▶ _DO THIS_: Exactly as written, write out the lines below from the first to the one containing "from matplotlib.lines import Line2D", inclusive. Pictures do not belong in the copy.

▶ _DATA PROVIDED_:
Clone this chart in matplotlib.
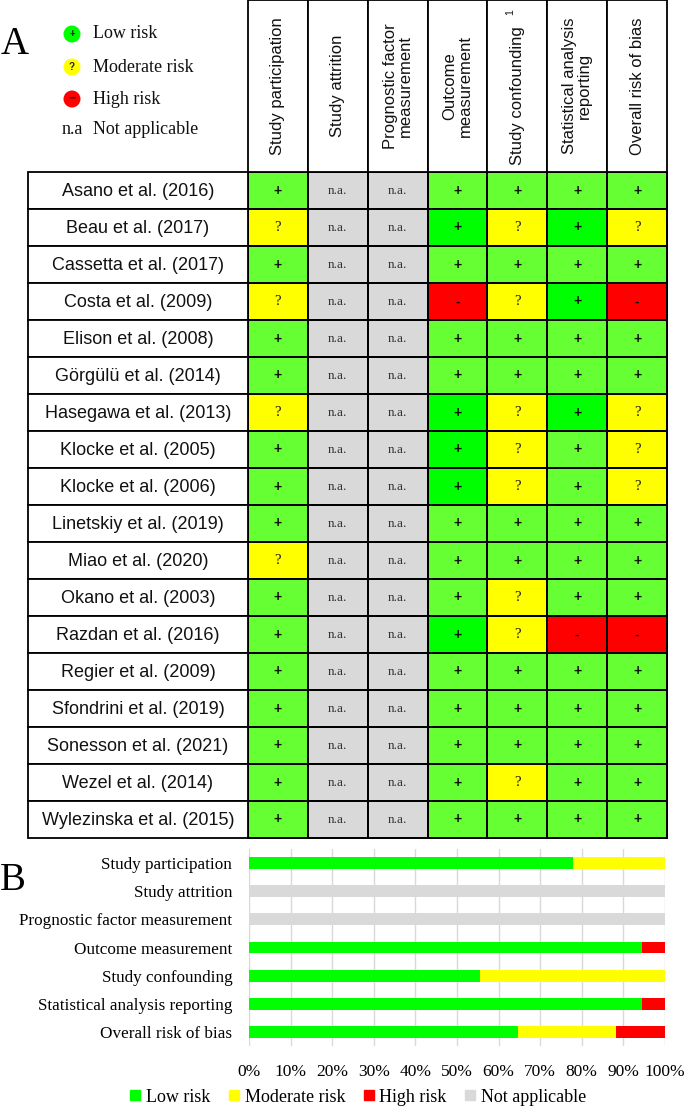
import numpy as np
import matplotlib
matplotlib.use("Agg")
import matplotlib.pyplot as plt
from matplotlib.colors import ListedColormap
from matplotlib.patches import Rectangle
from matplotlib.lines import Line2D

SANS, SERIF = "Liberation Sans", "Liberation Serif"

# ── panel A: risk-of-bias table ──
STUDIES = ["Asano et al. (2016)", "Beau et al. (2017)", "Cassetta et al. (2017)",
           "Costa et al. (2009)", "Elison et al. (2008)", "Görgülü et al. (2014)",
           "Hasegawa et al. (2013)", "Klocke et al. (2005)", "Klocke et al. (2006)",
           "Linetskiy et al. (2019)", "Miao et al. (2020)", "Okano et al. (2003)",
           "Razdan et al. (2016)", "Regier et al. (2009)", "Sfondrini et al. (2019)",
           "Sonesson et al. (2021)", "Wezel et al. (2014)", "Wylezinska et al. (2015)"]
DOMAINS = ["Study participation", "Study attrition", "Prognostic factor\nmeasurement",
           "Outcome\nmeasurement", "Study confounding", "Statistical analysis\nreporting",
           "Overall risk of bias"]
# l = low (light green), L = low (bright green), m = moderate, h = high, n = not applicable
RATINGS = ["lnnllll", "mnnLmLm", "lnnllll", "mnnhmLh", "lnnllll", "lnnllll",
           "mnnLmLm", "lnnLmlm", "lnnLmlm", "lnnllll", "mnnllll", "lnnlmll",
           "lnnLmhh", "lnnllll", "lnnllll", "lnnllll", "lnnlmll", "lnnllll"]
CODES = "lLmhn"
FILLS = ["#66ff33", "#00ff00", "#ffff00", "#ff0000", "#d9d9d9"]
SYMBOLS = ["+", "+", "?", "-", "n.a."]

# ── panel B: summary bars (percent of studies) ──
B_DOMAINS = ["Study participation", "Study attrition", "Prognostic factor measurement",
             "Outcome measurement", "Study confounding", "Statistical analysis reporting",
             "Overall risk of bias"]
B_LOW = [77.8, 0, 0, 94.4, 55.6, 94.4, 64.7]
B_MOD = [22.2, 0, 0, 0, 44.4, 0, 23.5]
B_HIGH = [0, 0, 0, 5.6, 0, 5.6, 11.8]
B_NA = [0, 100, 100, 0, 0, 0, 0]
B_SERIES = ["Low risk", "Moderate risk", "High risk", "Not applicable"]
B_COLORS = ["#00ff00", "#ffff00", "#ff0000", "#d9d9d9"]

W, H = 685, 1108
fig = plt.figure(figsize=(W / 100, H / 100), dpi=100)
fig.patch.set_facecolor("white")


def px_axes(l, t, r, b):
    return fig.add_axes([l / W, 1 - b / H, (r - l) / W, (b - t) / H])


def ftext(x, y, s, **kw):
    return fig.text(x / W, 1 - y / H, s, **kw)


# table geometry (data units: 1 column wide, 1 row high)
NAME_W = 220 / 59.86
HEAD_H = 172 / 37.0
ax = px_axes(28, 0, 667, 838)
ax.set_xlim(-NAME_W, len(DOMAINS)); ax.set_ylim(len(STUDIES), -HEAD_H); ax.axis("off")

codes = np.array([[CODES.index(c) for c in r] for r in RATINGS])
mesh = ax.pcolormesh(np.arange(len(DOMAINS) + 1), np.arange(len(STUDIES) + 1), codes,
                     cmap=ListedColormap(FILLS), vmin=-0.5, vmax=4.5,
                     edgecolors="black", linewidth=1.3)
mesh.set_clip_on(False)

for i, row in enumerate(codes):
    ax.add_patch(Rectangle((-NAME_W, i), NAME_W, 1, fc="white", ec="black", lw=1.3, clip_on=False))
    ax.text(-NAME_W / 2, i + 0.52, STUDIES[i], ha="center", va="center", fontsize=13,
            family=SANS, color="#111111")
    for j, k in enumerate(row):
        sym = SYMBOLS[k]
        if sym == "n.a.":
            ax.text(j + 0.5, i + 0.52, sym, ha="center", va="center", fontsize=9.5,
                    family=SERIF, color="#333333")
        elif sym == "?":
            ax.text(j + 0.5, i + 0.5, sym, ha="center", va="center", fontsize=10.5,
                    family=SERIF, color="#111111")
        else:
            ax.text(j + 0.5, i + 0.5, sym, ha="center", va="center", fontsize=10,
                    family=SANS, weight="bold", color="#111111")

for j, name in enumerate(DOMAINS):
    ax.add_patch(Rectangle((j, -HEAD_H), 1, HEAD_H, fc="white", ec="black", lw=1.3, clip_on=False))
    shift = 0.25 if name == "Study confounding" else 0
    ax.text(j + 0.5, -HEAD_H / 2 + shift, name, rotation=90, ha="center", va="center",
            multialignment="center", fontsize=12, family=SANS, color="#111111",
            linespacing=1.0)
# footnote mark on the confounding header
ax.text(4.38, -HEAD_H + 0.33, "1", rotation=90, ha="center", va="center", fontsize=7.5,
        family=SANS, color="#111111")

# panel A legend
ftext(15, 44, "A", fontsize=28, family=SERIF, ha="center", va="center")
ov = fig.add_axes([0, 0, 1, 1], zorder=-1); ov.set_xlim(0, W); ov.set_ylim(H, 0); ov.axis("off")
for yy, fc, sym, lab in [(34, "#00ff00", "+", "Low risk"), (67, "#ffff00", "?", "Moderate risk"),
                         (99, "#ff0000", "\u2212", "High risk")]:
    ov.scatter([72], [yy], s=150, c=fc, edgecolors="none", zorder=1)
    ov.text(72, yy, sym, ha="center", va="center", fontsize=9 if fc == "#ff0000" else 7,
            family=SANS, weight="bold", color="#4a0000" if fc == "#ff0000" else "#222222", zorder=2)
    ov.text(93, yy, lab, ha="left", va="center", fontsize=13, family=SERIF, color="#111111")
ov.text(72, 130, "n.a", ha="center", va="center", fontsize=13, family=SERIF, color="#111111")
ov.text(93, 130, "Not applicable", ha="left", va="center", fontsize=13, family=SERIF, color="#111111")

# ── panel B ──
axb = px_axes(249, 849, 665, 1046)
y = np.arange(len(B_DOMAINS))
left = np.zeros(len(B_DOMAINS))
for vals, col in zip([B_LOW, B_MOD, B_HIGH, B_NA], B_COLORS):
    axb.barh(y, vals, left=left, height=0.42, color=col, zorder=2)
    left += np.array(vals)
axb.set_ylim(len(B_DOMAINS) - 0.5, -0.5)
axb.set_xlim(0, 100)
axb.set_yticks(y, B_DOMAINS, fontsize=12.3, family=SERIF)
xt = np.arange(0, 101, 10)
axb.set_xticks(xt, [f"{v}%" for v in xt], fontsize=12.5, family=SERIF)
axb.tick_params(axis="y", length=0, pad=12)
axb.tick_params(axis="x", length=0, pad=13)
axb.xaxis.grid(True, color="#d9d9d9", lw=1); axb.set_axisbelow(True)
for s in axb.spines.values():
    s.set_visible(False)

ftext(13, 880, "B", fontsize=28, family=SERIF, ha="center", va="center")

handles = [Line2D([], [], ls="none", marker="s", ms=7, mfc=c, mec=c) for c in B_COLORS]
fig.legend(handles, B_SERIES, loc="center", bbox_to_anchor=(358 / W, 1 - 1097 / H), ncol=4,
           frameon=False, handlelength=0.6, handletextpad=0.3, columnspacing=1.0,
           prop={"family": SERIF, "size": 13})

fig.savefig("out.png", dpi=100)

▶ _SOLVED PROBLEM_:
Clone this chart in matplotlib.
import numpy as np
import matplotlib
matplotlib.use("Agg")
import matplotlib.pyplot as plt
from matplotlib.colors import ListedColormap
from matplotlib.patches import Rectangle
from matplotlib.lines import Line2D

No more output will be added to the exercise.